Fiji's military ruler on Tuesday gave the top diplomats from Australia and New Zealand 24 hours to leave the country, deepening a rift between the island nation and its biggest South Pacific neighbors.

Australia's prime minister shrugged off the move Wednesday, saying his country would continue to maintain a hard line against Fiji.

"We're not about to simply allow a coup culture to spread," he told Australian Broadcasting Corp. radio, adding that Australia wanted stability in the South Pacific region.

Fiji's Commodore Frank Bainimarama and the governments of Australia and New Zealand have been at loggerheads since the two regional powers led condemnation of the military leader's 2006 overthrow of the elected government in a bloodless coup.

The latest spat is over a group of expatriate judges from Sri Lanka that Fiji wants to hire to replace some of those fired by Bainimarama's administration in a power grab earlier this year.

Australia and New Zealand told the judges this week that if they take up the posts in Fiji they would be subject to travel bans the two countries have placed on all senior officials in Bainimarama's government because of the coup.

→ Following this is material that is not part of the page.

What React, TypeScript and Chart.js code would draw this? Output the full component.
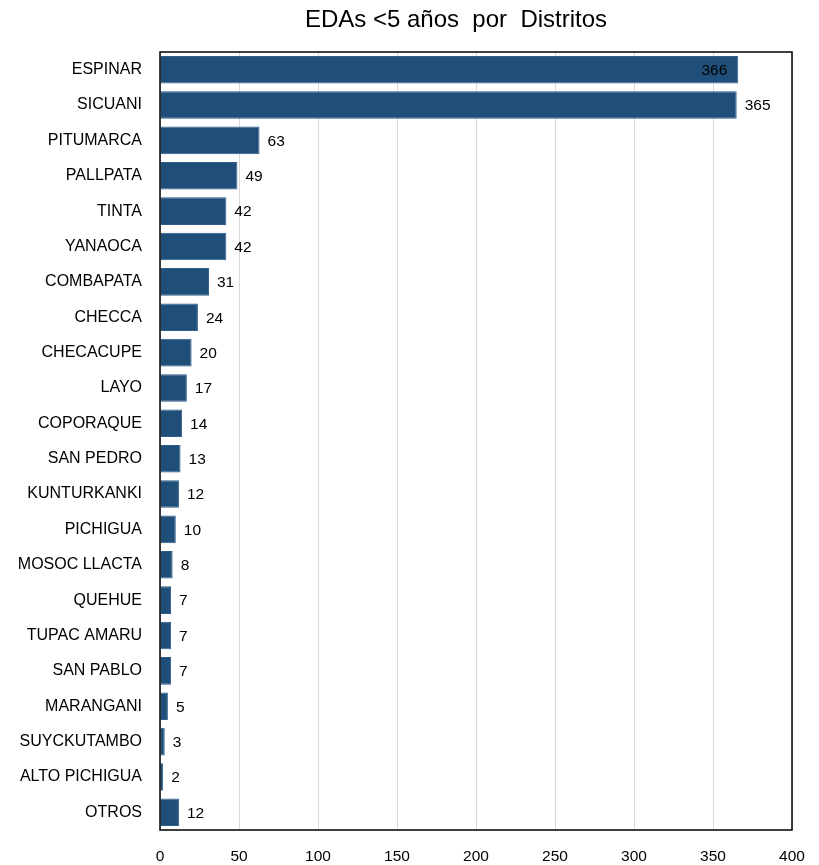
import React, { useEffect, useRef } from "react";
import { Chart, registerables } from "chart.js";

Chart.register(...registerables);

const title = "EDAs <5 años  por  Distritos";
const districts = [
  "ESPINAR", "SICUANI", "PITUMARCA", "PALLPATA", "TINTA", "YANAOCA", "COMBAPATA",
  "CHECCA", "CHECACUPE", "LAYO", "COPORAQUE", "SAN PEDRO", "KUNTURKANKI", "PICHIGUA",
  "MOSOC LLACTA", "QUEHUE", "TUPAC AMARU", "SAN PABLO", "MARANGANI", "SUYCKUTAMBO",
  "ALTO PICHIGUA", "OTROS",
];
const cases = [366, 365, 63, 49, 42, 42, 31, 24, 20, 17, 14, 13, 12, 10, 8, 7, 7, 7, 5, 3, 2, 12];
const xMin = 0;
const xMax = 400;
const xStep = 50;

const FONT = "'Liberation Sans Narrow', 'Liberation Sans', Arial, sans-serif";

const labelsPlugin = {
  id: "barLabels",
  afterDatasetsDraw(chart: any) {
    const ctx = chart.ctx;
    const meta = chart.getDatasetMeta(0);
    const data = chart.data.datasets[0].data as number[];
    const maxV = Math.max(...data);
    ctx.save();
    ctx.font = `15.5px ${FONT}`;
    ctx.fillStyle = "#000";
    ctx.textBaseline = "middle";
    meta.data.forEach((bar: any, i: number) => {
      const v = data[i];
      if (v === maxV) {
        ctx.textAlign = "right";
        ctx.fillText(String(v), bar.x - 11, bar.y + 1);
      } else {
        ctx.textAlign = "left";
        ctx.fillText(String(v), bar.x + 8, bar.y + 1);
      }
    });
    ctx.restore();
  },
};

const framePlugin = {
  id: "frame",
  afterDraw(chart: any) {
    const { ctx, chartArea } = chart;
    ctx.save();
    ctx.strokeStyle = "#000";
    ctx.lineWidth = 1.5;
    ctx.strokeRect(chartArea.left, chartArea.top, chartArea.right - chartArea.left, chartArea.bottom - chartArea.top);
    ctx.font = `24px ${FONT}`;
    ctx.fillStyle = "#000";
    ctx.textAlign = "center";
    ctx.textBaseline = "middle";
    ctx.fillText(title, 456, 20);
    ctx.restore();
  },
};

export default function App() {
  const ref = useRef<HTMLCanvasElement>(null);
  useEffect(() => {
    if (!ref.current) return;
    const chart = new Chart(ref.current, {
      type: "bar",
      data: {
        labels: districts,
        datasets: [
          {
            data: cases,
            backgroundColor: "#1F4E79",
            borderColor: "#2E5E8C",
            borderWidth: 1,
            barPercentage: 0.78,
            categoryPercentage: 1,
          },
        ],
      },
      options: {
        indexAxis: "y",
        responsive: false,
        animation: false,
        maintainAspectRatio: false,
        layout: { padding: { left: 0, right: 27, top: 52, bottom: 0 } },
        plugins: {
          legend: { display: false },
          tooltip: { enabled: false },
          title: { display: false },
        },
        scales: {
          x: {
            min: xMin,
            max: xMax,
            ticks: {
              stepSize: xStep,
              color: "#000",
              font: { family: FONT, size: 15.5 },
              padding: 17,
            },
            grid: { color: "#d9d9d9", drawTicks: false },
            border: { display: false },
            afterFit(scale: any) {
              scale.height = 35;
              scale.paddingRight = 0;
              scale.paddingLeft = 0;
            },
          },
          y: {
            ticks: {
              color: "#000",
              font: { family: FONT, size: 16 },
              padding: 18,
              autoSkip: false,
            },
            grid: { display: false, drawTicks: false },
            border: { display: false },
            afterFit(scale: any) {
              scale.width = 160;
              scale.paddingTop = 0;
              scale.paddingBottom = 0;
            },
          },
        },
      },
      plugins: [labelsPlugin, framePlugin],
    });
    return () => chart.destroy();
  }, []);
  return (
    <div style={{ position: "fixed", left: 0, top: 0, width: 819, height: 865, background: "#fff" }}>
      <canvas ref={ref} width={819} height={865} style={{ display: "block" }} />
    </div>
  );
}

"I cannot understand why Australia and New Zealand are engaged in dishonest and untruthful strategies to undermine our judiciary, our independent institutions and our economy," Bainimarama told reporters Tuesday.

"I can accept their ban on me and my senior officers given the personalization of matters. But why punish individuals both Fijians and non-Fijians who join the judiciary?"

He said he had instructed the Foreign Affairs Ministry to let the Australian and New Zealand governments know "that their respective heads of mission are to be recalled within 24 hours."

In a statement sent to local media this week, the Australian High Commission denied it had tried to block the Sri Lankans from taking up posts in Fiji but conceded they had been contacted and advised that the Australia and New Zealand travel bans would apply.

"The New Zealand government will now consider the appropriate steps to take in response to today's expulsion, and also assess the impact of this action on the already depleted resources in our Suva High Commission," New Zealand Foreign Minister Murray McCully said in a statement Tuesday.

Australian Foreign Minister Stephen Smith called Fiji's action "a very substantial and serious setback."

"At some point in the cycle, Fiji has to engage in a dialogue," he said Tuesday. "We're open to that, but at the same time, it's a dialogue that can only proceed on the basis of Fiji's showing some return to democratic process."

In April, Bainimarama ally President Ratu Josefa Iloilo fired all of Fiji's judicial officers after a senior court ruled that the commander's government was illegal. Since then, Bainimarama has been appointing new judges, with critics complaining they are not independent appointments.

Fiji, a small country of some 940,000 people, has long had to rely on expatriates to fill senior judicial roles. In the past, most have come from Australia and New Zealand.